Begin with the first line of the material and write out each line exactly, ending with the line that contains "(tD) at ([yshift=-3pt]bD.center)". Pictures are not part of the copy.

■ **Data segment**
—————

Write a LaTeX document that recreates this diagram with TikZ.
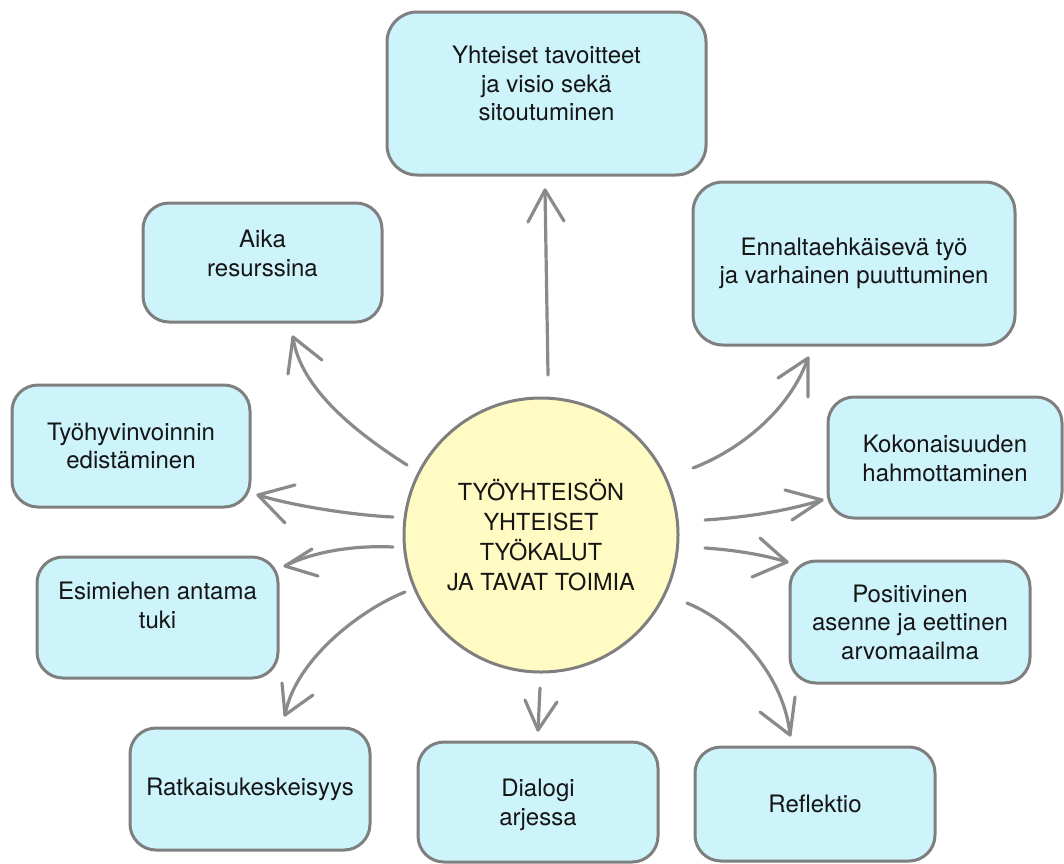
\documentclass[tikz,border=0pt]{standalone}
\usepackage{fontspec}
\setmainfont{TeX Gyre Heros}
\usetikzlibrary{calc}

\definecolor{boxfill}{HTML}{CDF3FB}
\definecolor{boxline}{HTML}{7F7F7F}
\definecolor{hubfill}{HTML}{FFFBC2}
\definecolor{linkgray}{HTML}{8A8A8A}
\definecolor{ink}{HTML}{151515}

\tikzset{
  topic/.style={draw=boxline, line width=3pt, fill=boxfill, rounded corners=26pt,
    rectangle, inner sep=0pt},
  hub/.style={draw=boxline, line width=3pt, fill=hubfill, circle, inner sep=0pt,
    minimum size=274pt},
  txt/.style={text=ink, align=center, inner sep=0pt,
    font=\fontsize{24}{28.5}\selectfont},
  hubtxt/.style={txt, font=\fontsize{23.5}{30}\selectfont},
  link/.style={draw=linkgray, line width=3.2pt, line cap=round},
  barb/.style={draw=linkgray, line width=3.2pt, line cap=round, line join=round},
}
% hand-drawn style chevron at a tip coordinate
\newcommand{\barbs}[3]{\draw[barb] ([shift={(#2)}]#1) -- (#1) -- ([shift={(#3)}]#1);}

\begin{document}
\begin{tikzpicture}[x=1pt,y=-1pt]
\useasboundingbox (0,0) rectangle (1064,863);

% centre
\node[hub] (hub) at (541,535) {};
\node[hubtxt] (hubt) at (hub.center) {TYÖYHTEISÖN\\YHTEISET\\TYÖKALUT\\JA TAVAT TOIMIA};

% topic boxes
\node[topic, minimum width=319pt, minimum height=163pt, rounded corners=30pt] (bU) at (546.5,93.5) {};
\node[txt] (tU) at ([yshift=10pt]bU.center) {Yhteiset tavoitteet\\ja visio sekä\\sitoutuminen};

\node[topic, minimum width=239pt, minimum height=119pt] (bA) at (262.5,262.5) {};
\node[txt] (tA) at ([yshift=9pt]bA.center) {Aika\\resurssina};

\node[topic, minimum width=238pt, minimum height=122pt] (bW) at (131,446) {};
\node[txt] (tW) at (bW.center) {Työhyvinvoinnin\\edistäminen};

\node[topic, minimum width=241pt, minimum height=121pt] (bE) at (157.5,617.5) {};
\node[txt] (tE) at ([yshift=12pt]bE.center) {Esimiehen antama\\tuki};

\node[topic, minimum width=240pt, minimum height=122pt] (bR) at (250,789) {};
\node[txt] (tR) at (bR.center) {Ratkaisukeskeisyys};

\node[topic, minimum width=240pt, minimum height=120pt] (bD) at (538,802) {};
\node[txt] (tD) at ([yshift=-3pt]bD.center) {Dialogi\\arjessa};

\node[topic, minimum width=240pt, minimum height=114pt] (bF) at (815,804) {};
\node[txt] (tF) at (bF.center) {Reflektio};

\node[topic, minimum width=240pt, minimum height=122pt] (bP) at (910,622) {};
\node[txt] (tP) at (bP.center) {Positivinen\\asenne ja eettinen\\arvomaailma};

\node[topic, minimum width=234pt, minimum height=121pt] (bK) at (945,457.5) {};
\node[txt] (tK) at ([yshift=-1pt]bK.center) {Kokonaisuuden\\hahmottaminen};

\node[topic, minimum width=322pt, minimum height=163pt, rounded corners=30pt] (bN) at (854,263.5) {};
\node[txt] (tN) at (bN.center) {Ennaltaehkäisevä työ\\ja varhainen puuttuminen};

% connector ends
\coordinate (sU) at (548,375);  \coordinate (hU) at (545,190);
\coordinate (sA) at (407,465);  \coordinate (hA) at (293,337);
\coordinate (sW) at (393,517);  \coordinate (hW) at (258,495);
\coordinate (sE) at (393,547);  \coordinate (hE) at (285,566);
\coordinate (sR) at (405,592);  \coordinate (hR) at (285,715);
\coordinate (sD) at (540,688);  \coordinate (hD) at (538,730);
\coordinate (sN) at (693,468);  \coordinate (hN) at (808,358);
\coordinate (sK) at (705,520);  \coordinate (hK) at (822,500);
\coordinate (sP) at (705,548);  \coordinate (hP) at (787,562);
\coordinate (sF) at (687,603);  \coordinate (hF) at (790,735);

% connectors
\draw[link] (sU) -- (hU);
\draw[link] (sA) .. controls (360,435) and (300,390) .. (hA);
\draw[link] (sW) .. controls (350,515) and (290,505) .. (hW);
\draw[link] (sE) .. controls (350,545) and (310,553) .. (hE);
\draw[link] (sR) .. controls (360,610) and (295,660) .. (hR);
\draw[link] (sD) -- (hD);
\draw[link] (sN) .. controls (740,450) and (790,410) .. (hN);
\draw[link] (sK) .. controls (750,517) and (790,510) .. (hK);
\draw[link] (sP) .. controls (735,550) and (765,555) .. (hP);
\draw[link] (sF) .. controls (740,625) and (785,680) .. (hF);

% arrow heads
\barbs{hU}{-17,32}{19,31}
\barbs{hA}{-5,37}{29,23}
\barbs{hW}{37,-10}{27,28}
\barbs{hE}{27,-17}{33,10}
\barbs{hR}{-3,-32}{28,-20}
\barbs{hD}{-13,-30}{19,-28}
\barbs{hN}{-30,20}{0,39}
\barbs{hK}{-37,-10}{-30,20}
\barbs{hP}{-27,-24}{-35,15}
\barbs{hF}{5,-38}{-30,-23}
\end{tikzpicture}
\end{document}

—————

■ **Solution**
Write a LaTeX document that recreates this diagram with TikZ.
\documentclass[tikz,border=0pt]{standalone}
\usepackage{fontspec}
\setmainfont{TeX Gyre Heros}
\usetikzlibrary{calc}

\definecolor{boxfill}{HTML}{CDF3FB}
\definecolor{boxline}{HTML}{7F7F7F}
\definecolor{hubfill}{HTML}{FFFBC2}
\definecolor{linkgray}{HTML}{8A8A8A}
\definecolor{ink}{HTML}{151515}

\tikzset{
  topic/.style={draw=boxline, line width=3pt, fill=boxfill, rounded corners=26pt,
    rectangle, inner sep=0pt},
  hub/.style={draw=boxline, line width=3pt, fill=hubfill, circle, inner sep=0pt,
    minimum size=274pt},
  txt/.style={text=ink, align=center, inner sep=0pt,
    font=\fontsize{24}{28.5}\selectfont},
  hubtxt/.style={txt, font=\fontsize{23.5}{30}\selectfont},
  link/.style={draw=linkgray, line width=3.2pt, line cap=round},
  barb/.style={draw=linkgray, line width=3.2pt, line cap=round, line join=round},
}
% hand-drawn style chevron at a tip coordinate
\newcommand{\barbs}[3]{\draw[barb] ([shift={(#2)}]#1) -- (#1) -- ([shift={(#3)}]#1);}

\begin{document}
\begin{tikzpicture}[x=1pt,y=-1pt]
\useasboundingbox (0,0) rectangle (1064,863);

% centre
\node[hub] (hub) at (541,535) {};
\node[hubtxt] (hubt) at (hub.center) {TYÖYHTEISÖN\\YHTEISET\\TYÖKALUT\\JA TAVAT TOIMIA};

% topic boxes
\node[topic, minimum width=319pt, minimum height=163pt, rounded corners=30pt] (bU) at (546.5,93.5) {};
\node[txt] (tU) at ([yshift=10pt]bU.center) {Yhteiset tavoitteet\\ja visio sekä\\sitoutuminen};

\node[topic, minimum width=239pt, minimum height=119pt] (bA) at (262.5,262.5) {};
\node[txt] (tA) at ([yshift=9pt]bA.center) {Aika\\resurssina};

\node[topic, minimum width=238pt, minimum height=122pt] (bW) at (131,446) {};
\node[txt] (tW) at (bW.center) {Työhyvinvoinnin\\edistäminen};

\node[topic, minimum width=241pt, minimum height=121pt] (bE) at (157.5,617.5) {};
\node[txt] (tE) at ([yshift=12pt]bE.center) {Esimiehen antama\\tuki};

\node[topic, minimum width=240pt, minimum height=122pt] (bR) at (250,789) {};
\node[txt] (tR) at (bR.center) {Ratkaisukeskeisyys};

\node[topic, minimum width=240pt, minimum height=120pt] (bD) at (538,802) {};
\node[txt] (tD) at ([yshift=-3pt]bD.center) {Dialogi\\arjessa};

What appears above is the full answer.